Bottom line — it depends on your perspective. The dollar’s value can make you a winner or a loser, depending on how you earn — and spend — your money.
For example, the strong dollar is good for:
1. American consumers
For better or worse, cheap imported consumer goods have become an underpinning of the American economy. Being able to buy inexpensive goods made overseas — clothes, furniture, bedding, food and cars, to name a few examples — leaves us more money to spend on other things in our budgets. If the dollar weakens, you can expect the cost of all these imports to rise.
2. U.S. travelers abroad
Basically, importers (all retailers) and Americans who travel abroad benefit from a strong dollar.
3. The U.S. economy
“If you want to improve living standards for most Americans, a strong dollar is better,” writes Matthew Yglesias at Vox.
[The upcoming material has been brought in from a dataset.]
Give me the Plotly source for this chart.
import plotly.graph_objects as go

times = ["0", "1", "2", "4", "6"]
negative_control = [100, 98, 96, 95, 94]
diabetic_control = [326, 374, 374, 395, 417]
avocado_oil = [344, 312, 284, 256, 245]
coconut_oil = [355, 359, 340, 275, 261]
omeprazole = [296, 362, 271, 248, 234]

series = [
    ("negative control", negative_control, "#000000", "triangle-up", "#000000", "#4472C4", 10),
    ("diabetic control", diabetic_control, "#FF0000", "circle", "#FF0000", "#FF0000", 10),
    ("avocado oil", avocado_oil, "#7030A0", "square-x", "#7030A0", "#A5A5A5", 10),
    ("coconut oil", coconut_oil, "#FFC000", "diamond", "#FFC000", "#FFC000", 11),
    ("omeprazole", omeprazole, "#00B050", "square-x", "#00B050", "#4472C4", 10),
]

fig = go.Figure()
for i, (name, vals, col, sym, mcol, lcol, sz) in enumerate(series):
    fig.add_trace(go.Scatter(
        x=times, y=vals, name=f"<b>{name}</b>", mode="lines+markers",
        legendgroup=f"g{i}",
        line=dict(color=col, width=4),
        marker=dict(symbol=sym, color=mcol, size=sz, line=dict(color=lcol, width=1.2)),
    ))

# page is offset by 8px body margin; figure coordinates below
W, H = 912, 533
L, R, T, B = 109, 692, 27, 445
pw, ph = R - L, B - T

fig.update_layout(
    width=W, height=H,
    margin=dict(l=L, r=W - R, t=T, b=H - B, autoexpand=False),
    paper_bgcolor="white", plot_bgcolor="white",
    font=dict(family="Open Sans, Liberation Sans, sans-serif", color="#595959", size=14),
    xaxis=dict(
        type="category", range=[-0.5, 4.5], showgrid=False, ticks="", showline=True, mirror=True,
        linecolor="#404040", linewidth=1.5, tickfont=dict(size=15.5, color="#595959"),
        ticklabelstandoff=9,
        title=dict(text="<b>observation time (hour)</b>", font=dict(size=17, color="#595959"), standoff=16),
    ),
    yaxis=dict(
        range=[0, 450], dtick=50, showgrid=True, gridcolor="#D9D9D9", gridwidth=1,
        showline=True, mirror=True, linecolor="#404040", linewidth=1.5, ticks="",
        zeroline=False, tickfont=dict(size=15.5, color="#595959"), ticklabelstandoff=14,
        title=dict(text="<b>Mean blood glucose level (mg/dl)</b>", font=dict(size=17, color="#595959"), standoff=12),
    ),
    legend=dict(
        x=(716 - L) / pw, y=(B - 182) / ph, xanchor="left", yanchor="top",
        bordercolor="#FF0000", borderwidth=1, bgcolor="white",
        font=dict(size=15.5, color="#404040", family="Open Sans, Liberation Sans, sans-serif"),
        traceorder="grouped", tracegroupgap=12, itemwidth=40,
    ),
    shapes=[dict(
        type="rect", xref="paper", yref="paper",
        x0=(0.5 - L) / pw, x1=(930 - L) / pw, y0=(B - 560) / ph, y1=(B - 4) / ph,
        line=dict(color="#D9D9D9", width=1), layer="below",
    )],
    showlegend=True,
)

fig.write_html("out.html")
Cheap imports allow Americans to feel more affluent.
Also, some economists and investors say that a strong dollar encourages investment in high-quality U.S. bonds, which also helps boost the American economy.
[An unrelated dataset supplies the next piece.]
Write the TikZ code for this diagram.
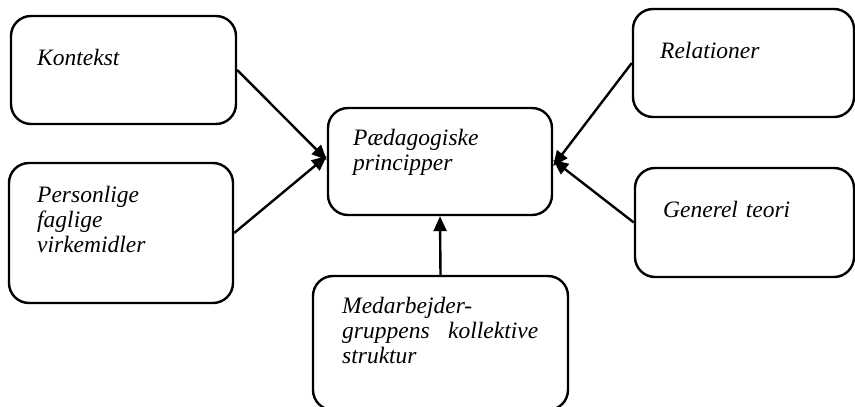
\documentclass[tikz,border=0pt]{standalone}
\usepackage{fontspec}
\setmainfont{Liberation Serif}[ItalicFont={Liberation Serif Italic}]
\usetikzlibrary{arrows.meta}
\begin{document}
\begin{tikzpicture}[x=1pt,y=-1pt,
  box/.style={draw,line width=2.4pt,rounded corners=20pt,inner sep=0pt},
  txt/.style={anchor=base west,inner sep=0pt,align=left,text width=#1,
    font=\fontsize{23.5}{25}\selectfont\itshape},
  txt/.default=200pt,
  link/.style={line width=2.4pt,-{Triangle[length=15pt,width=13pt]}}]
\useasboundingbox (0,0) rectangle (855,407);

% frames
\node[box,minimum width=225pt,minimum height=108pt] (kon) at (123.5,70) {};
\node[box,minimum width=224pt,minimum height=140pt] (per) at (121,233) {};
\node[box,minimum width=224pt,minimum height=107pt] (ped) at (440,161.5) {};
\node[box,minimum width=221pt,minimum height=108pt] (rel) at (743.5,63) {};
\node[box,minimum width=219pt,minimum height=109pt] (gen) at (744.5,222.5) {};
\node[box,minimum width=255pt,minimum height=134pt] (med) at (440.5,343) {};

% labels
\node[txt] (konT) at (37,65) {Kontekst};
\node[txt] (perT) at (37,202) {Personlige\\faglige\\virkemidler};
\node[txt] (pedT) at (353,145) {Pædagogiske\\principper};
\node[txt] (relT) at (660,58) {Relationer};
\node[txt] (genT) at (663,217) {Generel teori};
\node[txt=196pt] (medT) at (342,313) {Medarbejder-\\gruppens\hfill kollektive\\struktur};

% influences
\draw[link] (kon.east) -- ([yshift=1.5pt]ped.west);
\draw[link] (per.east) -- ([yshift=5.5pt]ped.west);
\draw[link] (rel.west) -- ([yshift=-4.5pt]ped.east);
\draw[link] (gen.west) -- ([yshift=1.5pt]ped.east);
\draw[link] (med.north) -- (ped.south);
\end{tikzpicture}
\end{document}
4. Foreign companies doing business in the United States
Multinational companies also profit from a stronger dollar, as do their investors. That’s because their revenues from U.S. sales are earned in dollars. For example, according to Investopedia, “German pharmaceutical company Bayer has reported that each 1 percent appreciation of the dollar against the euro increases net sales by 260 million euros.”
Weak dollar winners
1. American manufacturers
Trump — in his concern about the strong dollar — is most likely thinking like American manufacturers, who make goods for the export market and suffer in a strong-dollar climate. According to Investopedia:
Domestic companies that do a lot of business abroad will be hurt. Companies that are based in the United States but conduct a large portion of their business around the globe will suffer as the income they earn from foreign sales decrease in value on their balance sheets. Investors in such companies are also likely to see a negative impact.
The cost of producing products made in the United States is paid in dollars, making them more expensive. What’s more, buyers abroad may hesitate to buy them with their cheaper currencies.